Desperately wanting to break free for a while from daily worry about the coronavirus and lockdown life people are turning up at the beaches in droves. In the excitement of being outdoors in the fresh air they are not always as careful as they should be.  It’s a dangerous situation because swimming is a life skill that not everyone has the benefit of learning, especially in the black community.  Organisations such as the Black Swimmers Association and Swim Dem Crew, as well as brands like Soul Cap and Nemes are doing their part to change narrative in the UK. It’s a fact that the BAME community is twice likely to die from coronavirus  AND within that 95 % of blacks don’t swim, according to Sports England’s report. You can see why as we are social distancing during this pandemic, it’s just as important we know how to stay safe on seaside.

 

Staying Safe On The Seaside

 

As a family, we enjoy swimming in the sea but we only go to the beach in the summer. The chilly water is more bearable, then. The kids always get over excited but I often remind them that the sea is not the pool, where they learnt to swim. There are currents that can pull you further out to sea. Adults are just as likely to make same errors in judgement, as we have seen in the news. True, no one goes to the beach expecting to get into difficulty. Nonetheless, it’s prudent to follow the suggestions of the RNLI (Royal National Lifeboat Institution).

 

Before Entering The Sea

  • Be aware of the dangers (check the weather forecast and tide times)
  • Know your limits and don’t take risks
  • Go with others and look out for each other
  • Make sure your phone is charged so you can call for help if you come across anyone who needs it.

 

 

On Entering The Sea

 

Once on the beach and you’ve set up camp; assess if the water conditions exceed your ability. Then on entering the water:

  • take a moment to acclimatise to the water temperature,
  • make sure you have someone watching from the beach to provide shore cover and they have a way to call for help in the event of an emergency.

 

 

Coastal Walks 

 

Coastal walking  is another way to enjoy the sea and social distance. Before you go, try to find out as much as you can about the path you want to explore. Don’t go too close to edges and cliffs in an attempt to capture ‘the shot’ for Instagram..

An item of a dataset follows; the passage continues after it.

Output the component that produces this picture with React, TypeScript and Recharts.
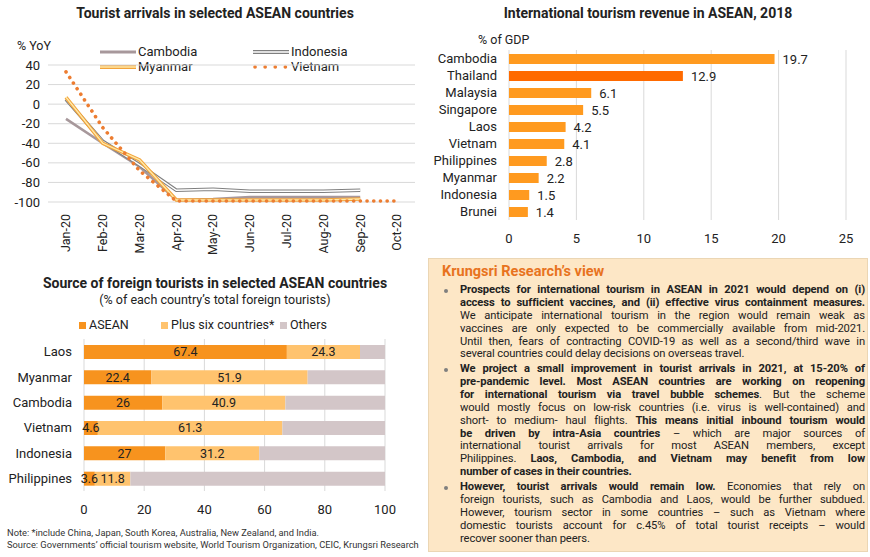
import React from 'react';
import {
  LineChart,
  Line,
  BarChart,
  Bar,
  XAxis,
  YAxis,
  CartesianGrid,
  Cell,
  LabelList,
} from 'recharts';

// Tourist arrivals, % YoY
const months = ['Jan-20', 'Feb-20', 'Mar-20', 'Apr-20', 'May-20', 'Jun-20', 'Jul-20', 'Aug-20', 'Sep-20', 'Oct-20'];
const cambodiaYoY = [-15, -40, -64, -98, -97, -95, -95, -95, -95, null];
const indonesiaYoY = [5, -38, -62, -88, -87, -89, -89, -89, -88, null];
const myanmarYoY = [7, -40, -57, -98, -98, -98, -98, -98, -97, null];
const vietnamYoY = [33, -24, -68, -99, -99, -99, -99, -99, -99, -99];
const yoyTicks = [40, 20, 0, -20, -40, -60, -80, -100];

// International tourism revenue, % of GDP, 2018
const revenueCountries = ['Cambodia', 'Thailand', 'Malaysia', 'Singapore', 'Laos', 'Vietnam', 'Philippines', 'Myanmar', 'Indonesia', 'Brunei'];
const revenueShare = [19.7, 12.9, 6.1, 5.5, 4.2, 4.1, 2.8, 2.2, 1.5, 1.4];
const revenueTicks = [0, 5, 10, 15, 20, 25];

// Source of foreign tourists, % of total
const sourceCountries = ['Laos', 'Myanmar', 'Cambodia', 'Vietnam', 'Indonesia', 'Philippines'];
const aseanShare = [67.4, 22.4, 26, 4.6, 27, 3.6];
const plusSixShare = [24.3, 51.9, 40.9, 61.3, 31.2, 11.8];
const shareTicks = [0, 20, 40, 60, 80, 100];

const FONT = 'Roboto, "Liberation Sans", sans-serif';
const TEXT = '#222';

const lineData = months.map((m, i) => ({
  month: m,
  Cambodia: cambodiaYoY[i],
  Indonesia: indonesiaYoY[i],
  Myanmar: myanmarYoY[i],
  Vietnam: vietnamYoY[i],
}));

const revenueData = revenueCountries.map((c, i) => ({ country: c, value: revenueShare[i] }));

const sourceData = sourceCountries.map((c, i) => ({
  country: c,
  asean: aseanShare[i],
  plusSix: plusSixShare[i],
  others: +(100 - aseanShare[i] - plusSixShare[i]).toFixed(1),
}));

const MonthTick = ({ x, y, payload }: any) => (
  <g transform={`translate(${x},${y})`}>
    <text transform="rotate(-90)" x={-4} y={0} dy="0.35em" textAnchor="end" fontSize={12.5} fill={TEXT} fontFamily={FONT}>
      {payload.value}
    </text>
  </g>
);

const LegendSwatch = ({ kind }: { kind: string }) => {
  if (kind === 'Cambodia')
    return <svg width={36} height={8}><line x1={0} y1={4} x2={36} y2={4} stroke="#A7989B" strokeWidth={3} /></svg>;
  if (kind === 'Indonesia')
    return (
      <svg width={36} height={8}>
        <line x1={0} y1={4} x2={36} y2={4} stroke="#7F7F7F" strokeWidth={4} />
        <line x1={0} y1={4} x2={36} y2={4} stroke="#fff" strokeWidth={1.6} />
      </svg>
    );
  if (kind === 'Myanmar')
    return (
      <svg width={36} height={8}>
        <line x1={0} y1={4} x2={36} y2={4} stroke="#F2A33A" strokeWidth={4} />
        <line x1={0} y1={4} x2={36} y2={4} stroke="#FFE9A8" strokeWidth={1.6} />
      </svg>
    );
  return (
    <svg width={36} height={8}>
      <line x1={2} y1={4} x2={36} y2={4} stroke="#ED7D31" strokeWidth={3.6} strokeDasharray="0.1 10" strokeLinecap="round" />
    </svg>
  );
};

const lineLegend = [
  { name: 'Cambodia', left: 100, top: 45 },
  { name: 'Indonesia', left: 253, top: 45 },
  { name: 'Myanmar', left: 100, top: 60 },
  { name: 'Vietnam', left: 253, top: 60 },
];

const ArrivalsChart = () => (
  <div style={{ position: 'absolute', left: 0, top: 0, width: 430, height: 260 }}>
    <div style={{ position: 'absolute', left: 0, width: 430, top: 5, textAlign: 'center', fontWeight: 700, fontSize: 14, color: TEXT, fontFamily: FONT }}>
      Tourist arrivals in selected ASEAN countries
    </div>
    <div style={{ position: 'absolute', left: 17, top: 38, fontSize: 12.5, color: TEXT, fontFamily: FONT }}>% YoY</div>
    {lineLegend.map((l) => (
      <div key={l.name} style={{ position: 'absolute', left: l.left, top: l.top, display: 'flex', alignItems: 'center', fontSize: 13, color: TEXT, fontFamily: FONT, lineHeight: '14px' }}>
        <LegendSwatch kind={l.name} />
        <span style={{ marginLeft: 2 }}>{l.name}</span>
      </div>
    ))}
    <div style={{ position: 'absolute', left: 0, top: 0 }}>
      <LineChart width={430} height={260} data={lineData} margin={{ top: 65, right: 15, left: 0, bottom: 0 }}>
        <CartesianGrid vertical={false} stroke="#D9D9D9" />
        <XAxis dataKey="month" padding={{ left: 18, right: 18 }} axisLine={false} tickLine={false} height={58} interval={0} tick={<MonthTick />} />
        <YAxis domain={[-100, 40]} ticks={yoyTicks} interval={0} width={48} axisLine={false} tickLine={false} tickMargin={2} tick={{ fontSize: 13, fill: TEXT, fontFamily: FONT }} />
        <Line dataKey="Cambodia" stroke="#A7989B" strokeWidth={2.6} dot={false} isAnimationActive={false} />
        <Line dataKey="Indonesia" stroke="#7F7F7F" strokeWidth={3.6} dot={false} isAnimationActive={false} />
        <Line dataKey="Indonesia" stroke="#FFFFFF" strokeWidth={1.4} dot={false} isAnimationActive={false} legendType="none" />
        <Line dataKey="Myanmar" stroke="#F2A33A" strokeWidth={3.6} dot={false} isAnimationActive={false} />
        <Line dataKey="Myanmar" stroke="#FFE9A8" strokeWidth={1.4} dot={false} isAnimationActive={false} legendType="none" />
        <Line dataKey="Vietnam" stroke="#ED7D31" strokeWidth={3.6} strokeDasharray="0.1 6.6" strokeLinecap="round" dot={false} isAnimationActive={false} />
      </LineChart>
    </div>
  </div>
);

const RevenueChart = () => (
  <div style={{ position: 'absolute', left: 430, top: 0, width: 440, height: 250 }}>
    <div style={{ position: 'absolute', left: 0, width: 436, top: 5, textAlign: 'center', fontWeight: 700, fontSize: 14, color: TEXT, fontFamily: FONT }}>
      International tourism revenue in ASEAN, 2018
    </div>
    <div style={{ position: 'absolute', left: 48, top: 32, fontSize: 12.5, color: TEXT, fontFamily: FONT }}>% of GDP</div>
    <div style={{ position: 'absolute', left: 0, top: 0 }}>
      <BarChart layout="vertical" width={440} height={250} data={revenueData} margin={{ top: 50, right: 24, left: 0, bottom: 5 }} barSize={10}>
        <CartesianGrid horizontal={false} stroke="#D9D9D9" />
        <XAxis type="number" domain={[0, 25]} ticks={revenueTicks} axisLine={false} tickLine={false} height={25} tickMargin={8} tick={{ fontSize: 13, fill: TEXT, fontFamily: FONT }} />
        <YAxis type="category" dataKey="country" width={79} axisLine={false} tickLine={false} tickMargin={6} interval={0} tick={{ fontSize: 13, fill: TEXT, fontFamily: FONT }} />
        <Bar dataKey="value" isAnimationActive={false}>
          {revenueData.map((d) => (
            <Cell key={d.country} fill={d.country === 'Thailand' ? '#FF6A00' : '#FF9A1F'} />
          ))}
          <LabelList dataKey="value" position="right" offset={8} fontSize={13} fill={TEXT} fontFamily={FONT} />
        </Bar>
      </BarChart>
    </div>
  </div>
);

const sourceLegend = [
  { name: 'ASEAN', color: '#F7931E', left: 79 },
  { name: 'Plus six countries*', color: '#FFC36E', left: 161 },
  { name: 'Others', color: '#D3C6C8', left: 280 },
];

const SourceChart = () => (
  <div style={{ position: 'absolute', left: 0, top: 270, width: 430, height: 260 }}>
    <div style={{ position: 'absolute', left: 0, width: 430, top: 5, textAlign: 'center', fontWeight: 700, fontSize: 14, color: TEXT, fontFamily: FONT }}>
      Source of foreign tourists in selected ASEAN countries
    </div>
    <div style={{ position: 'absolute', left: 0, width: 430, top: 22, textAlign: 'center', fontSize: 12.5, color: TEXT, fontFamily: FONT }}>
      (% of each country’s total foreign tourists)
    </div>
    {sourceLegend.map((l) => (
      <div key={l.name} style={{ position: 'absolute', left: l.left, top: 48, display: 'flex', alignItems: 'center', fontSize: 12.5, color: TEXT, fontFamily: FONT, lineHeight: '14px' }}>
        <span style={{ display: 'inline-block', width: 7, height: 7, background: l.color, marginRight: 3 }} />
        {l.name}
      </div>
    ))}
    <div style={{ position: 'absolute', left: 0, top: 60 }}>
      <BarChart layout="vertical" width={430} height={200} data={sourceData} margin={{ top: 9, right: 45, left: 0, bottom: 14 }} barSize={14}>
        <CartesianGrid horizontal={false} stroke="#D9D9D9" />
        <XAxis type="number" domain={[0, 100]} ticks={shareTicks} axisLine={false} tickLine={false} height={25} tickMargin={8} tick={{ fontSize: 13, fill: TEXT, fontFamily: FONT }} />
        <YAxis type="category" dataKey="country" width={84} axisLine={false} tickLine={false} tickMargin={6} interval={0} tick={{ fontSize: 13, fill: TEXT, fontFamily: FONT }} />
        <Bar dataKey="asean" stackId="s" fill="#F7931E" isAnimationActive={false}>
          <LabelList dataKey="asean" position="center" fontSize={12.5} fill={TEXT} fontFamily={FONT} />
        </Bar>
        <Bar dataKey="plusSix" stackId="s" fill="#FFC36E" isAnimationActive={false}>
          <LabelList dataKey="plusSix" position="center" fontSize={12.5} fill={TEXT} fontFamily={FONT} />
        </Bar>
        <Bar dataKey="others" stackId="s" fill="#D3C6C8" isAnimationActive={false} />
      </BarChart>
    </div>
  </div>
);

type Seg = [string, boolean];
type Para = Seg[][];

const paragraphs: Para[] = [
  [
    [['Prospects for international tourism in ASEAN in 2021 would depend on (i)', true]],
    [['access to sufficient vaccines, and (ii) effective virus containment measures.', true]],
    [['We anticipate international tourism in the region would remain weak as', false]],
    [['vaccines are only expected to be commercially available from mid-2021.', false]],
    [['Until then, fears of contracting COVID-19 as well as a second/third wave in', false]],
    [['several countries could delay decisions on overseas travel.', false]],
  ],
  [
    [['We project a small improvement in tourist arrivals in 2021, at 15-20% of', true]],
    [['pre-pandemic level. Most ASEAN countries are working on reopening', true]],
    [['for international tourism via travel bubble schemes', true], ['. But the scheme', false]],
    [['would mostly focus on low-risk countries (i.e. virus is well-contained) and', false]],
    [['short- to medium- haul flights. ', false], ['This means initial inbound tourism would', true]],
    [['be driven by intra-Asia countries', true], [' – which are major sources of', false]],
    [['international tourist arrivals for most ASEAN members, except', false]],
    [['Philippines. ', false], ['Laos, Cambodia, and Vietnam may benefit from low', true]],
    [['number of cases in their countries.', true]],
  ],
  [
    [['However, tourist arrivals would remain low.', true], [' Economies that rely on', false]],
    [['foreign tourists, such as Cambodia and Laos, would be further subdued.', false]],
    [['However, tourism sector in some countries – such as Vietnam where', false]],
    [['domestic tourists account for c.45% of total tourist receipts – would', false]],
    [['recover sooner than peers.', false]],
  ],
];

const ViewPanel = () => (
  <div style={{ position: 'absolute', left: 428, top: 258, width: 440, height: 294, boxSizing: 'border-box', background: '#FDE7C6', border: '1px solid #EBD6B4', fontFamily: FONT, color: TEXT }}>
    <div style={{ position: 'absolute', left: 13, top: 4, fontSize: 14.5, fontWeight: 700, color: '#E8731E' }}>Krungsri Research’s view</div>
    <div style={{ position: 'absolute', left: 31, top: 25, width: 405 }}>
      {paragraphs.map((p, pi) => (
        <div key={pi} style={{ position: 'relative', marginTop: pi === 0 ? 0 : 1.8 }}>
          <span style={{ position: 'absolute', left: -16, top: 5, width: 4, height: 4, borderRadius: 2, background: '#7F7F7F' }} />
          {p.map((line, li) => (
            <div
              key={li}
              style={{
                fontSize: 11.2,
                letterSpacing: -0.1,
                lineHeight: '12.9px',
                height: 12.9,
                overflow: 'visible',
                textAlign: 'justify',
                textAlignLast: li === p.length - 1 ? 'left' : 'justify',
              }}
            >
              {line.map(([t, b], si) => (
                <span key={si} style={{ fontWeight: b ? 700 : 400 }}>{t}</span>
              ))}
            </div>
          ))}
        </div>
      ))}
    </div>
  </div>
);

const Notes = () => (
  <div style={{ position: 'absolute', left: 7, top: 527, fontSize: 9.3, lineHeight: '12px', color: '#333', fontFamily: FONT }}>
    <div>Note: *include China, Japan, South Korea, Australia, New Zealand, and India.</div>
    <div>Source: Governments’ official tourism website, World Tourism Organization, CEIC, Krungsri Research</div>
  </div>
);

export default function App() {
  return (
    <div style={{ position: 'relative', width: 870, height: 557, background: '#fff', overflow: 'hidden' }}>
      <style>{'body{margin:0}'}</style>
      <ArrivalsChart />
      <RevenueChart />
      <SourceChart />
      <ViewPanel />
      <Notes />
    </div>
  );
}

In the event of slipping or tripping while on a coastal walk, the RNLI advises:

  • Take a minute: The initial shock of being in cold water can cause you to gasp and panic. Effects of cold water shock pass in less than a minute so don’t try to swim straight away.
  • Relax and FLOAT TO LIVE. Lean back, extend your arms and legs, and Float). While floating your catch your breath. Try to get hold of something that will help you float.
  • Keep calm: Once you are calm, call for help. Swim for safety if you are able.
bodyboard

Body Boarding

 

We tried bodyboarding last year while in Llanelli. Honestly, the kids were better at it than hubby and I. Our inflatable bodyboards could just about keep us afloat in the water let alone glide. It was hysterical really. On Pembrey Beach it was too rough for us. Between the jelly fish and they constant tumbles we had had enough. Thinking back, we were not as careful as we thought were were.

If you want to try bodyboarding, here are 7 ways to stay safe:

  • Always bodyboard between the red and yellow flags. It’s easy to be caught out in the sea.
  • Wear your leash and hold onto your board if you get into trouble – it will help you float.
  • Bodyboard with a mate, especially in big swell. Look out for one another.
  • Remember to check your equipment for damage before use.
  • Check the local forecast for wind, tide and swell. Don’t go on the water in conditions above your capability.
  • Consider other water users.
  • Follow safety advice from the lifeguards, Surfing Great Britain and the English Bodyboard Club.

 

In Conclusion

 

We are now socially distancing 1M in England. Now more than ever green spaces, woodlands and the beaches being sought out for physical and mental health. Nonetheless, personal safety must be tantamount. Remember FLOAT TO LIVE.

In case coastal emergency dial 999 or 112 and ask for the Coastguard.

If you are able to, support organisations and brands that are working hard to help more people in the black community learn how to swim.